Governance Principles
G1: Single Source of Truth
All roles MUST adhere to the Single Source of Truth principle. Any modification SHOULD trace back to upstream specifications, ensuring alignment between specifications and implementations. Implementation without spec update is a violation, not a shortcut.
G2: Version-Controlled Documentation
All specifications MUST be written in Markdown, managed under version control (Git), and include frontmatter metadata for programmatic access.
G3: Centralized Requirements Management
Requirements MUST flow through a central repository. Features MUST NOT emerge untracked through the development pipeline.
G4: Specification Identification
All specifications SHOULD be distinguished by unique identifiers and MAY use domain-based namespaces for organization.
G5: AI-Visible Work Artifacts
All work artifacts MUST be stored in AI-accessible formats. Avoid presentation formats that AI cannot process.
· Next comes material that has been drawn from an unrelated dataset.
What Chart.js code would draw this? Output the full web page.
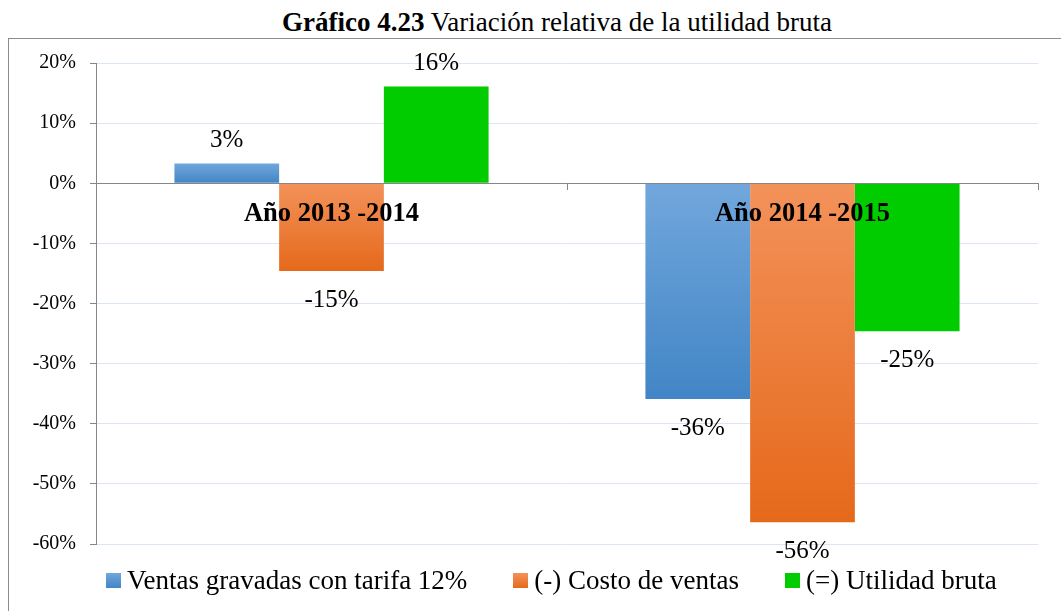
<!DOCTYPE html>
<html>
<head>
<meta charset="utf-8">
<script src="https://cdn.jsdelivr.net/npm/chart.js@4/dist/chart.umd.min.js"></script>
<style>
html,body{margin:0;padding:0;background:#fff;overflow:hidden;width:1061px;height:611px;}
#title{position:absolute;left:0;top:7px;width:1114px;text-align:center;font-family:"Liberation Serif",serif;font-size:27px;line-height:30px;color:#000;white-space:nowrap;}
#frame{position:absolute;left:8px;top:38px;width:1200px;height:800px;border-left:1px solid #8c8c8c;border-top:1px solid #8c8c8c;}
#c{position:absolute;left:0;top:0;}
</style>
</head>
<body>
<div id="title"><b>Gráfico 4.23</b> Variación relativa de la utilidad bruta</div>
<div id="frame"></div>
<canvas id="c" width="1061" height="611"></canvas>
<script>
// ---- data ----
const categories = ['Año 2013 -2014', 'Año 2014 -2015'];
const seriesNames = ['Ventas gravadas con tarifa 12%', '(-) Costo de ventas', '(=) Utilidad bruta'];
const ventasGravadas = [0.033, -0.359];
const costoVentas = [-0.146, -0.564];
const utilidadBruta = [0.161, -0.246];
const yMin = -0.6, yMax = 0.2, yStep = 0.1;
// ---- colours (top, bottom of gradient) ----
const seriesColors = [
  ['#71a7dc', '#4285c6'],
  ['#f3925a', '#e5691b'],
  ['#00cc00', '#00cc00']
];

function gradFill(idx) {
  return function (ctx) {
    const chart = ctx.chart;
    const cols = seriesColors[idx];
    if (ctx.type !== 'data' || !chart.chartArea) return cols[1];
    const ys = chart.scales.y;
    const y0 = ys.getPixelForValue(0), y1 = ys.getPixelForValue(ctx.raw);
    const top = Math.min(y0, y1), bot = Math.max(y0, y1);
    if (bot - top < 1) return cols[1];
    const g = chart.ctx.createLinearGradient(0, top, 0, bot);
    g.addColorStop(0, cols[0]);
    g.addColorStop(1, cols[1]);
    return g;
  };
}

const valueLabels = {
  id: 'valueLabels',
  afterDatasetsDraw(chart) {
    const c = chart.ctx;
    c.save();
    c.font = '25px "Liberation Serif", serif';
    c.fillStyle = '#000';
    c.textAlign = 'center';
    c.textBaseline = 'middle';
    chart.data.datasets.forEach((ds, i) => {
      const meta = chart.getDatasetMeta(i);
      meta.data.forEach((el, j) => {
        const v = ds.data[j];
        const y = v >= 0 ? el.y - 23 : el.y + 29;
        c.fillText(Math.round(v * 100) + '%', el.x, y);
      });
    });
    c.restore();
  }
};

const bottomLegend = {
  id: 'bottomLegend',
  afterDraw(chart) {
    const c = chart.ctx;
    c.save();
    c.font = '27px "Liberation Serif", serif';
    c.textBaseline = 'alphabetic';
    c.textAlign = 'left';
    const box = 15, gapBT = 6, gapItem = 46, baseY = 589, boxTop = 573;
    let x = 106;
    chart.data.datasets.forEach((ds, i) => {
      const cols = seriesColors[i];
      const w = c.measureText(ds.label).width;
      const g = c.createLinearGradient(0, boxTop, 0, boxTop + box);
      g.addColorStop(0, cols[0]);
      g.addColorStop(1, cols[1]);
      c.fillStyle = g;
      c.fillRect(Math.round(x), boxTop, box, box);
      c.fillStyle = '#000';
      c.fillText(ds.label, x + box + gapBT, baseY);
      x += box + gapBT + w + gapItem;
    });
    c.restore();
  }
};

const seriesData = [ventasGravadas, costoVentas, utilidadBruta];

new Chart(document.getElementById('c'), {
  type: 'bar',
  data: {
    labels: categories,
    datasets: seriesNames.map((name, i) => ({
      label: name,
      data: seriesData[i],
      backgroundColor: gradFill(i),
      borderWidth: 0,
      categoryPercentage: 0.667,
      barPercentage: 1.0
    }))
  },
  options: {
    responsive: false,
    animation: false,
    devicePixelRatio: 1,
    layout: { padding: { top: 63, right: 23, bottom: 67, left: 0 } },
    plugins: { legend: { display: false }, title: { display: false }, tooltip: { enabled: false } },
    scales: {
      x: {
        type: 'category',
        position: { y: 0 },
        offset: true,
        grid: { offset: true, drawOnChartArea: false, drawTicks: true, tickLength: 6, tickColor: '#868686', color: '#868686', z: 1 },
        border: { display: true, color: '#868686', z: 1 },
        ticks: { font: { family: '"Liberation Serif", serif', size: 26.5, weight: 'bold' }, color: '#000', padding: 9, maxRotation: 0, autoSkip: false, z: 2 }
      },
      y: {
        min: yMin,
        max: yMax,
        afterFit(s) { s.width = 96; },
        ticks: {
          stepSize: yStep,
          callback: v => Math.round(v * 100) + '%',
          font: { family: '"Liberation Serif", serif', size: 20 },
          color: '#000',
          padding: 14
        },
        grid: {
          color: ctx => (ctx.tick && Math.abs(ctx.tick.value) < 1e-9) ? '#868686' : '#dce6f2',
          tickColor: '#868686',
          tickLength: 6,
          lineWidth: 1
        },
        border: { color: '#868686' }
      }
    }
  },
  plugins: [valueLabels, bottomLegend]
});
</script>
</body>
</html>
G6: Standardized Deliverables
All roles MUST produce standardized deliverables: Product produces requirement specs, Design produces UX specs and design tokens, Engineering produces technical specs and code.
Culture Principles
C1: Context Engineering Competency
All roles MUST develop context engineering competency—the discipline of organizing and curating knowledge for effective AI utilization.
C2: Best Practice Alignment
All teams MUST establish culture centered on industry best practices and MUST NOT reinvent industry standards.
C3: AI First
All teams MUST adopt AI-first mindset. Choose approaches that maximize AI collaboration effectiveness.
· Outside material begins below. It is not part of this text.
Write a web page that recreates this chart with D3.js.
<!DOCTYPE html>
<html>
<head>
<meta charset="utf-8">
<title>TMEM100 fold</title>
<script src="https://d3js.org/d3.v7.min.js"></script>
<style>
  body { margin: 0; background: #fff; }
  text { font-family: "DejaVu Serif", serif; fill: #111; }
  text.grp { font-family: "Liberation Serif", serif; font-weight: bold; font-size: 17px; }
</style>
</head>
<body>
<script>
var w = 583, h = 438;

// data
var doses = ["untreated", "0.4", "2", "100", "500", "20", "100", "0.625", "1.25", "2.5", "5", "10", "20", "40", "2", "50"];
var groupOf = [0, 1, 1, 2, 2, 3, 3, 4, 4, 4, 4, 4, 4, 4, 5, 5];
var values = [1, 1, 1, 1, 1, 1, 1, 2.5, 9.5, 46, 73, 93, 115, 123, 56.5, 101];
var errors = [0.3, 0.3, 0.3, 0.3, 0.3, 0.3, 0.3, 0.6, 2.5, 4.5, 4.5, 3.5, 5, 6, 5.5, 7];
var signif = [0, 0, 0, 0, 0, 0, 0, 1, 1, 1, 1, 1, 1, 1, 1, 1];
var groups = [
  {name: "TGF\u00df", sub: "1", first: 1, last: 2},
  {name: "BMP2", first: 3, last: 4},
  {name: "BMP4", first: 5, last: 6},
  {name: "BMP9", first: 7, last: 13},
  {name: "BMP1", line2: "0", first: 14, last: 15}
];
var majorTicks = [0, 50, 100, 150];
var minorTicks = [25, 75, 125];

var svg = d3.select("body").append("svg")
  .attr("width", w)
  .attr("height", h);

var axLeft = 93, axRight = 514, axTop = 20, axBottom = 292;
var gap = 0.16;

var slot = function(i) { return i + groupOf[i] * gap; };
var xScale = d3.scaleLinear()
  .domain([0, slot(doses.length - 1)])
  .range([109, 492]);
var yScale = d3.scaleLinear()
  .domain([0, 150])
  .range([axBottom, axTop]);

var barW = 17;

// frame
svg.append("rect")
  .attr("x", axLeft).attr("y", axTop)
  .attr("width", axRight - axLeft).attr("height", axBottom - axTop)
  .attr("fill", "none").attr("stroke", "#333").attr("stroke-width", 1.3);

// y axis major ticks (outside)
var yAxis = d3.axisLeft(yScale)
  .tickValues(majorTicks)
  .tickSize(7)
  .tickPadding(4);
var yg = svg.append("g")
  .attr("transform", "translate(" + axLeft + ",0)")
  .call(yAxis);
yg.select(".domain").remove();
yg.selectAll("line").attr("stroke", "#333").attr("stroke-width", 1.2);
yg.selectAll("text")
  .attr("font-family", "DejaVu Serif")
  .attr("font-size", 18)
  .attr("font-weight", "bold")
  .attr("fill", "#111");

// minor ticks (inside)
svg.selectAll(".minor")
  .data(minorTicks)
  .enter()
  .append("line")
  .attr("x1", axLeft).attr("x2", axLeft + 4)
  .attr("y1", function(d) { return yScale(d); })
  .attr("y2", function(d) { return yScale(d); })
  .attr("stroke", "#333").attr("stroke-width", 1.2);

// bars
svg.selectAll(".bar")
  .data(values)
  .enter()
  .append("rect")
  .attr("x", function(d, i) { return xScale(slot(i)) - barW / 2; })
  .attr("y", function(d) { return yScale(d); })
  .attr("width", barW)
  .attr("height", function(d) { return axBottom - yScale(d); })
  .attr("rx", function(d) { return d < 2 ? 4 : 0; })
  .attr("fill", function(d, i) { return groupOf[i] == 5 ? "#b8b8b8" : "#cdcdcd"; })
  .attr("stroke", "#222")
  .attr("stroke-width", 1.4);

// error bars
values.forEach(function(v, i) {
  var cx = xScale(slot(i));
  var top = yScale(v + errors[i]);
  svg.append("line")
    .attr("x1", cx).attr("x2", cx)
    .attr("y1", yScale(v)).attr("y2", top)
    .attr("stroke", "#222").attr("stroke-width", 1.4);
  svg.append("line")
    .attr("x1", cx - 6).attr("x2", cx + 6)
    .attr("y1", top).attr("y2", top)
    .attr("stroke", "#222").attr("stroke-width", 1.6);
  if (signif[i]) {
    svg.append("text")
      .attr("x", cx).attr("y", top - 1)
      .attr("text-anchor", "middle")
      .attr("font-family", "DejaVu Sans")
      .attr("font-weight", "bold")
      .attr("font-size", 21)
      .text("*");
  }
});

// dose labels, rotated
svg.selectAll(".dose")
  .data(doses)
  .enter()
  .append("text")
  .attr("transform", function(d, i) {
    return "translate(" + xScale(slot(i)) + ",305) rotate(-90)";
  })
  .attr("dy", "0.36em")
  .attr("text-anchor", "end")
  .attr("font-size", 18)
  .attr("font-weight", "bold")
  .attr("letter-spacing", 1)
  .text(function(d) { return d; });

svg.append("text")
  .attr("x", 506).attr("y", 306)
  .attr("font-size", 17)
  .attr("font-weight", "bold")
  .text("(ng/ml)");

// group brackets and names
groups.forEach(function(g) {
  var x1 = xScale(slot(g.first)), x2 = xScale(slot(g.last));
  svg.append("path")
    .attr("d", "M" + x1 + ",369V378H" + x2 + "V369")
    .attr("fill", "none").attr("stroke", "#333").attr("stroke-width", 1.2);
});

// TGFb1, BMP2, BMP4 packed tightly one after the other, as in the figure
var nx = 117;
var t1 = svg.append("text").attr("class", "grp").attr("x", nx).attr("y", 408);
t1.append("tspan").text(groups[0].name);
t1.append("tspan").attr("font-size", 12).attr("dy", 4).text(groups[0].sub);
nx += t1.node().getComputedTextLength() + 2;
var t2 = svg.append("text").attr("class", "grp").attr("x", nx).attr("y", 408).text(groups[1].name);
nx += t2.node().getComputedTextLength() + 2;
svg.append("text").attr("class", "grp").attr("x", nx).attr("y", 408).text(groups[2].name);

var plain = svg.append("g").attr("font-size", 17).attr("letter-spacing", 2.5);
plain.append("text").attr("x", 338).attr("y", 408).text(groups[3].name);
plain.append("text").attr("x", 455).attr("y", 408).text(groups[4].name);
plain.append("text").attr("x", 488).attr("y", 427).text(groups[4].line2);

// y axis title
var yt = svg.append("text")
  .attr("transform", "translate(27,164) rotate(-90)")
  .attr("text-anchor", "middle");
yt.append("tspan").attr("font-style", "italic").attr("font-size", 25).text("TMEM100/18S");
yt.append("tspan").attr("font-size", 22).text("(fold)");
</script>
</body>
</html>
C4: Workflow Skillification
All teams SHOULD convert repeatable workflows and domain knowledge into reusable AI skills.
Execution Principles
E1: Design-Centric Work
All roles MUST shift focus toward design and design review. Execution increasingly delegates to AI agents.
E2: MVP-First Iterative Delivery
Feature proposals SHOULD start with MVP scope, proactively instrument telemetry, collect feedback, and iterate multiple times.
E3: Contract-First Development
All teams MUST practice API-first, spec-first, contract-first culture.
E4: Rigorous Verification
All roles MUST review deliverables for content precision and verify AI outputs for correctness.
References
- RFC 2119 - Key words for use in RFCs to Indicate Requirement Levels (MUST, SHOULD, etc.)